EXERCISE INPUTS -
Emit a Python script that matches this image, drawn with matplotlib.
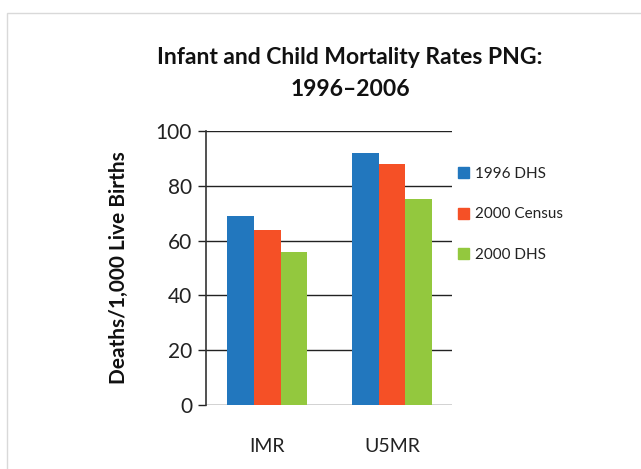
import matplotlib
matplotlib.use("Agg")
import matplotlib.pyplot as plt
from matplotlib.patches import Rectangle, Patch
import numpy as np

categories = ["IMR", "U5MR"]
series_names = ["1996 DHS", "2000 Census", "2000 DHS"]
dhs1996 = [69, 92]
census2000 = [64, 88]
dhs2000 = [56, 75]
yticks = [0, 20, 40, 60, 80, 100]
colors = ["#2277BE", "#F55026", "#93C83E"]

plt.rcParams['font.family'] = ['Lato', 'DejaVu Sans']

W, H = 641, 469
fig = plt.figure(figsize=(W/100, H/100), dpi=100)
fig.patches.append(Rectangle((7/W, -0.2), 1.2, 1.2 - 13/H, transform=fig.transFigure,
                             fill=False, edgecolor="#d9d9d9", linewidth=1.0))

ax = fig.add_axes([206/W, 1 - 405/H, (452-206)/W, (405-131)/H])
x = np.arange(len(categories))
bw = 0.215
for i, (vals, c) in enumerate(zip([dhs1996, census2000, dhs2000], colors)):
    ax.bar(x + (i-1)*bw, vals, bw, color=c, zorder=3)

ax.set_xlim(-0.49, 1.48)
ax.set_ylim(0, 100)
ax.set_yticks(yticks)
ax.yaxis.grid(True, color="#222222", linewidth=1.0, zorder=0)
ax.set_axisbelow(True)
for s in ["top", "right", "bottom"]:
    ax.spines[s].set_visible(False)
ax.spines["left"].set_color("#333333")
ax.spines["left"].set_linewidth(1.2)
ax.tick_params(axis="y", length=6, width=1.0, color="#222222", labelsize=15, pad=4, labelcolor="#222222")
ax.tick_params(axis="x", length=0, labelsize=14, pad=24, labelcolor="#222222")
ax.set_xticks(x)
ax.set_xticklabels(categories)
ax.set_ylabel("Deaths/1,000 Live Births", fontsize=15, fontweight="bold", labelpad=19, color="#111111")

fig.text(350/W, 1 - 58/H, "Infant and Child Mortality Rates PNG:", ha="center", va="center",
         fontsize=16.5, fontweight="bold", color="#111111")
fig.text(350/W, 1 - 89/H, "1996\u20132006", ha="center", va="center",
         fontsize=16.5, fontweight="bold", color="#111111")

handles = [Patch(color=c, label=n) for c, n in zip(colors, series_names)]
leg = fig.legend(handles=handles, loc="upper left", bbox_to_anchor=(444/W, 1 - 153/H),
                 frameon=False, fontsize=11, handlelength=0.75, handleheight=0.75,
                 handletextpad=0.35, labelspacing=1.75)
for t in leg.get_texts():
    t.set_color("#222222")

fig.savefig("out.png", dpi=100)
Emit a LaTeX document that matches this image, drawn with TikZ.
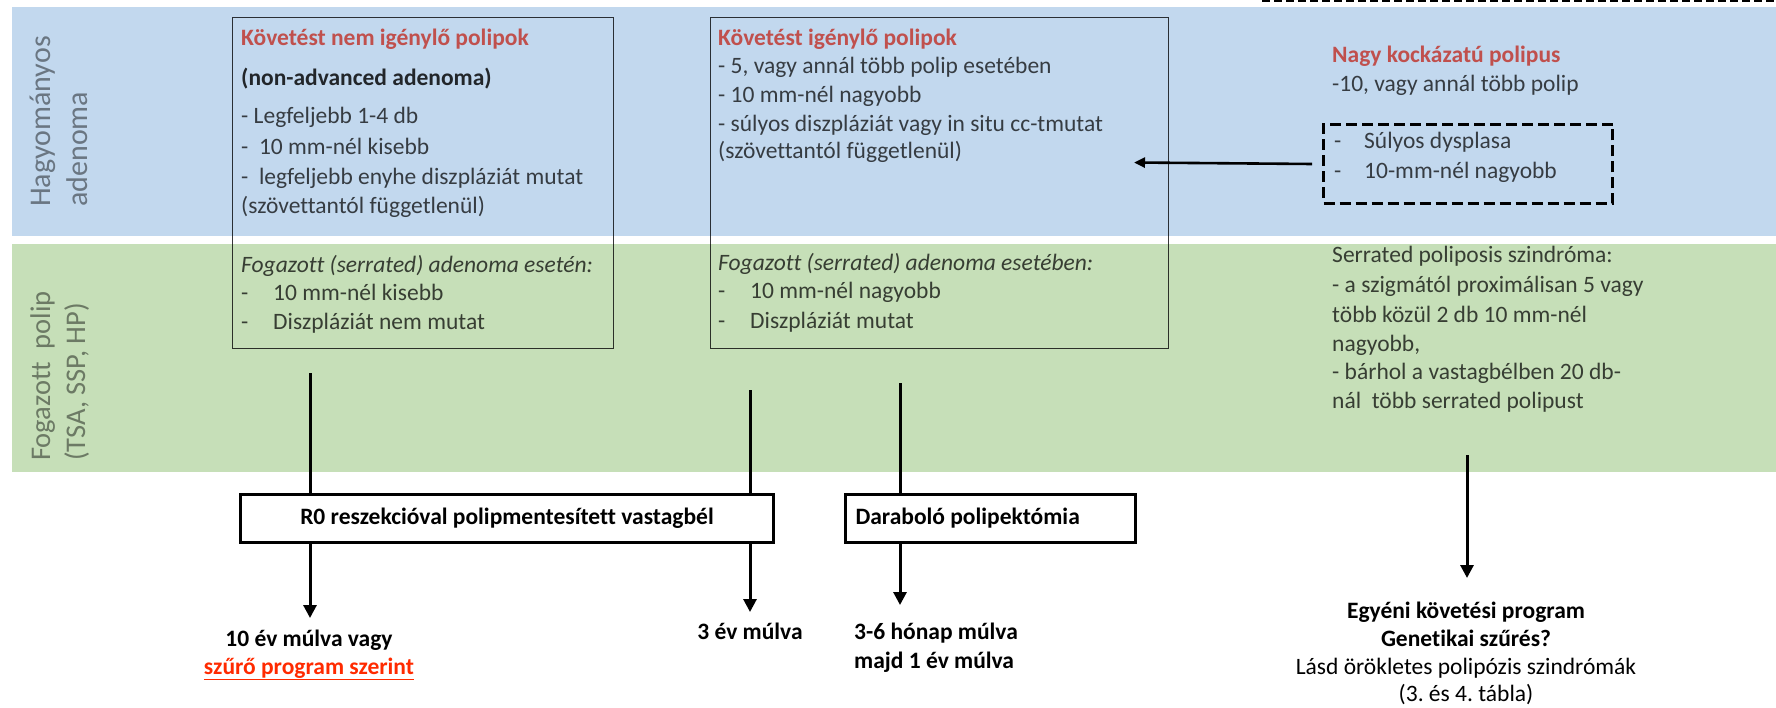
\documentclass[tikz,border=0pt]{standalone}
\usepackage{fontspec}
\setmainfont{Carlito}[Ligatures={NoCommon}]
\usetikzlibrary{arrows.meta}
\definecolor{bandblue}{HTML}{C2D8EE}
\definecolor{bandgreen}{HTML}{C6DFB8}
\definecolor{titlered}{HTML}{C0504D}
\definecolor{linkred}{HTML}{FF2A00}
\newcommand{\fsz}{\fontsize{23.5}{29}\selectfont}
\newcommand{\lblsz}{\fontsize{30}{37}\selectfont}
\newcommand{\lblszb}{\fontsize{28.5}{35}\selectfont}
\newcommand{\tabdash}[1]{\makebox[#1][l]{-}}
\frenchspacing
\begin{document}
\frenchspacing
\begin{tikzpicture}[x=1pt,y=-1pt,
  txt/.style={anchor=base west,inner sep=0pt,font=\fsz,text=black,text opacity=0.72},
  ttl/.style={anchor=base west,inner sep=0pt,font=\fsz\bfseries,text=titlered},
  itx/.style={txt,font=\fsz\itshape},
  bt/.style={anchor=base,inner sep=0pt,font=\fsz\bfseries,text=black},
  rt/.style={anchor=base,inner sep=0pt,font=\fsz,text=black},
  lbl/.style={rotate=90,anchor=base west,inner sep=0pt,font=\lblsz,text=black,text opacity=0.45},
  bigbox/.style={draw=black,draw opacity=0.78,line width=1.3pt,anchor=north west,inner sep=0pt},
  dashbox/.style={draw=black,line width=3pt,dash pattern=on 11pt off 5pt,anchor=north west,inner sep=0pt},
  resbox/.style={draw=black,line width=3pt,fill=white,anchor=north west,font=\fsz\bfseries},
  conn/.style={line width=3pt},
  arr/.style={conn,-{Triangle[width=13pt,length=13pt]}},
  harr/.style={line width=2.6pt,-{Triangle[width=10pt,length=11pt]}}
]
\useasboundingbox (0,0) rectangle (1776,708);
% bands
\fill[bandblue] (12,7) rectangle (1776,236);
\fill[bandgreen] (12,244) rectangle (1776,472);
\draw[line width=2.5pt,dash pattern=on 8pt off 4pt] (1262,1) -- (1776,1);

% row labels
\node[lbl] (lh1) at (50,207) {Hagyományos};
\node[lbl] (lh2) at (87,207) {adenoma};
\node[lbl,font=\lblszb] (lf1) at (50,461) {Fogazott\ \ polip};
\node[lbl,font=\lblszb] (lf2) at (85,461) {(TSA, SSP, HP)};

% big boxes
\node[bigbox,minimum width=381pt,minimum height=331pt] (lbox) at (232,17) {};
\node[bigbox,minimum width=458pt,minimum height=331pt] (mbox) at (710,17) {};

% left box text
\node[ttl] (l1) at (241,46) {Követést nem igénylő polipok};
\node[txt,font=\fsz\bfseries,text opacity=0.82] (l2) at (241,86) {(non-advanced adenoma)};
\node[txt] (l3) at (241,124) {- Legfeljebb 1-4 db};
\node[txt] (l4) at (241,155) {-\ \ 10 mm-nél kisebb};
\node[txt] (l5) at (241,185) {-\ \ legfeljebb enyhe diszpláziát mutat};
\node[txt] (l6) at (241,214) {(szövettantól függetlenül)};
\node[itx] (l7) at (241,273) {Fogazott (serrated) adenoma esetén:};
\node[txt] (l8) at (241,301) {\tabdash{32pt}10 mm-nél kisebb};
\node[txt] (l9) at (241,329) {\tabdash{32pt}Diszpláziát nem mutat};

% middle box text
\node[ttl] (m1) at (718,46) {Követést igénylő polipok};
\node[txt] (m2) at (718,74) {- 5, vagy annál több polip esetében};
\node[txt] (m3) at (718,103) {- 10 mm-nél nagyobb};
\node[txt] (m4) at (718,132) {- súlyos diszpláziát vagy in situ cc-tmutat};
\node[txt] (m5) at (718,159) {(szövettantól függetlenül)};
\node[itx] (m6) at (718,271) {Fogazott (serrated) adenoma esetében:};
\node[txt] (m7) at (718,299) {\tabdash{32pt}10 mm-nél nagyobb};
\node[txt] (m8) at (718,328) {\tabdash{32pt}Diszpláziát mutat};

% right column
\node[ttl] (r1) at (1332,63) {Nagy kockázatú polipus};
\node[txt] (r2) at (1332,92) {-10, vagy annál több polip};
\node[dashbox,minimum width=289pt,minimum height=79pt] (hrisk) at (1322,123) {};
\node[txt] (r3) at (1334,149) {\tabdash{30pt}Súlyos dysplasa};
\node[txt] (r4) at (1334,179) {\tabdash{30pt}10-mm-nél nagyobb};
\node[txt] (s1) at (1332,263) {Serrated poliposis szindróma:};
\node[txt] (s2) at (1332,293) {- a szigmától proximálisan 5 vagy};
\node[txt] (s3) at (1332,323) {több közül 2 db 10 mm-nél};
\node[txt] (s4) at (1332,351) {nagyobb,};
\node[txt] (s5) at (1332,379) {- bárhol a vastagbélben 20 db-};
\node[txt] (s6) at (1332,408) {nál\ \ több serrated polipust};

% horizontal arrow
\coordinate (tip5) at (1134,162.5);
\draw[harr] ([xshift=-10pt]hrisk.west) -- (tip5);

% result boxes
\node[resbox,minimum width=533pt,minimum height=48pt,inner sep=0pt] (r0) at (239,493) {R0 reszekcióval polipmentesített vastagbél};
\node[resbox,minimum width=290pt,minimum height=48pt,inner sep=0pt] (dar) at (844,493) {\makebox[270pt][l]{Daraboló polipektómia}};

% connectors
\coordinate (c1) at (310,373);
\coordinate (tip1) at (310,618);
\draw[conn] (c1) -- (c1 |- r0.north);
\draw[arr] (c1 |- r0.south) -- (tip1);
\coordinate (c2) at (750,390);
\coordinate (tip2) at (750,612);
\draw[conn] (c2) -- (c2 |- r0.north);
\draw[arr] (c2 |- r0.south) -- (tip2);
\coordinate (c3) at (900,383);
\coordinate (tip3) at (900,605);
\draw[conn] (c3) -- (c3 |- dar.north);
\draw[arr] (c3 |- dar.south) -- (tip3);
\coordinate (c4) at (1467,455);
\coordinate (tip4) at (1467,578);
\draw[arr] (c4) -- (tip4);

% outcomes
\node[bt] (o1) at (309,646) {10 év múlva vagy};
\node[bt,text=linkred] (o2) at (309,674) {\underline{szűrő program szerint}};
\node[bt] (o3) at (750,639) {3 év múlva};
\node[bt,anchor=base west] (o4) at (854,639) {3-6 hónap múlva};
\node[bt,anchor=base west] (o5) at (854,668) {majd 1 év múlva};
\node[bt] (o6) at (1466,618) {Egyéni követési program};
\node[bt] (o7) at (1466,646) {Genetikai szűrés?};
\node[rt] (o8) at (1466,674) {Lásd örökletes polipózis szindrómák};
\node[rt] (o9) at (1466,701) {(3. és 4. tábla)};
\end{tikzpicture}
\end{document}
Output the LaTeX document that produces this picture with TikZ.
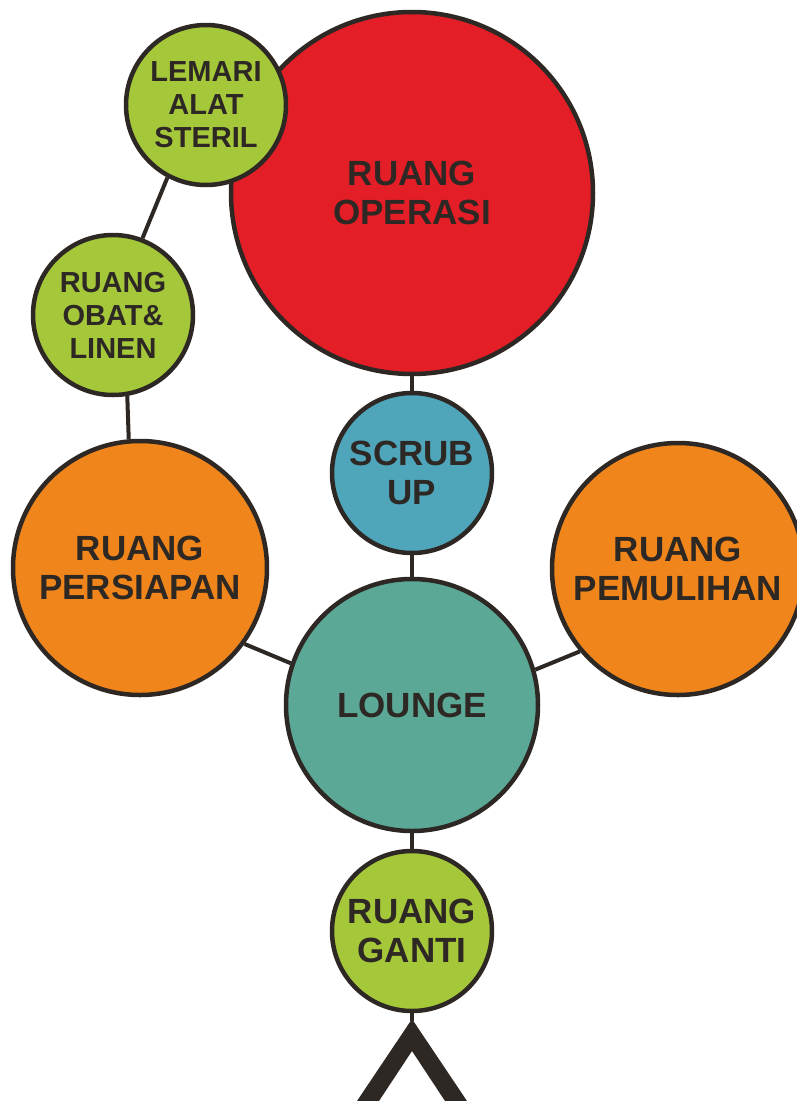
\documentclass[tikz,border=0pt]{standalone}
\usepackage{fontspec}
\setmainfont{Liberation Sans}
\definecolor{outline}{HTML}{2E2825}
\definecolor{opred}{HTML}{E41E26}
\definecolor{lime}{HTML}{A5C83A}
\definecolor{orng}{HTML}{F0861B}
\definecolor{scrubblue}{HTML}{4FA5B9}
\definecolor{loungeteal}{HTML}{5BA897}
\begin{document}
\begin{tikzpicture}[x=1pt, y=-1pt,
  room/.style={circle, draw=outline, line width=4.5pt, inner sep=0pt, align=center,
    text=outline, font=\bfseries\fontsize{35}{39}\selectfont},
  smallroom/.style={room, font=\bfseries\fontsize{29}{33}\selectfont},
  link/.style={draw=outline, line width=4pt}]
  \clip (0,0) rectangle (797,1101);
  \node[room, fill=opred, minimum size=362pt] (operasi) at (412,193) {RUANG\\OPERASI};
  \node[smallroom, fill=lime, minimum size=160pt] (lemari) at (206,105) {LEMARI\\ALAT\\STERIL};
  \node[smallroom, fill=lime, minimum size=160pt] (obat) at (113,315) {RUANG\\OBAT\&\\LINEN};
  \node[room, fill=scrubblue, minimum size=160pt] (scrub) at (412,473) {SCRUB\\UP};
  \node[room, fill=orng, minimum size=254pt] (persiapan) at (140,568) {RUANG\\PERSIAPAN};
  \node[room, fill=orng, minimum size=252pt] (pemulihan) at (678,569) {RUANG\\PEMULIHAN};
  \node[room, fill=loungeteal, minimum size=252pt] (lounge) at (412,705) {LOUNGE};
  \node[room, fill=lime, minimum size=160pt] (ganti) at (412,931) {RUANG\\GANTI};
  \coordinate (entry) at (412,1021);
  \draw[link] (operasi) -- (scrub);
  \draw[link] (scrub) -- (lounge);
  \draw[link] (lounge) -- (ganti);
  \draw[link] (ganti) -- (entry);
  \draw[link] (lemari.242) -- (obat.69);
  \draw[link] (obat.-80) -- (persiapan.95);
  \draw[link] (persiapan.-36) -- (lounge.161);
  \draw[link] (lounge.16) -- (pemulihan.220);
  \fill[outline] (412,1019) -- (467,1101) -- (445,1101) -- (412,1051) -- (379,1101) -- (357,1101) -- cycle;
\end{tikzpicture}
\end{document}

EXERCISE DETAILS - Print the entries as they stand, first line through the line holding "ax.bar(x + (i-1)*bw, vals, bw, color=c, zorder=3)", with every picture removed.

RESULT FOR THIS TASK -
Emit a Python script that matches this image, drawn with matplotlib.
import matplotlib
matplotlib.use("Agg")
import matplotlib.pyplot as plt
from matplotlib.patches import Rectangle, Patch
import numpy as np

categories = ["IMR", "U5MR"]
series_names = ["1996 DHS", "2000 Census", "2000 DHS"]
dhs1996 = [69, 92]
census2000 = [64, 88]
dhs2000 = [56, 75]
yticks = [0, 20, 40, 60, 80, 100]
colors = ["#2277BE", "#F55026", "#93C83E"]

plt.rcParams['font.family'] = ['Lato', 'DejaVu Sans']

W, H = 641, 469
fig = plt.figure(figsize=(W/100, H/100), dpi=100)
fig.patches.append(Rectangle((7/W, -0.2), 1.2, 1.2 - 13/H, transform=fig.transFigure,
                             fill=False, edgecolor="#d9d9d9", linewidth=1.0))

ax = fig.add_axes([206/W, 1 - 405/H, (452-206)/W, (405-131)/H])
x = np.arange(len(categories))
bw = 0.215
for i, (vals, c) in enumerate(zip([dhs1996, census2000, dhs2000], colors)):
    ax.bar(x + (i-1)*bw, vals, bw, color=c, zorder=3)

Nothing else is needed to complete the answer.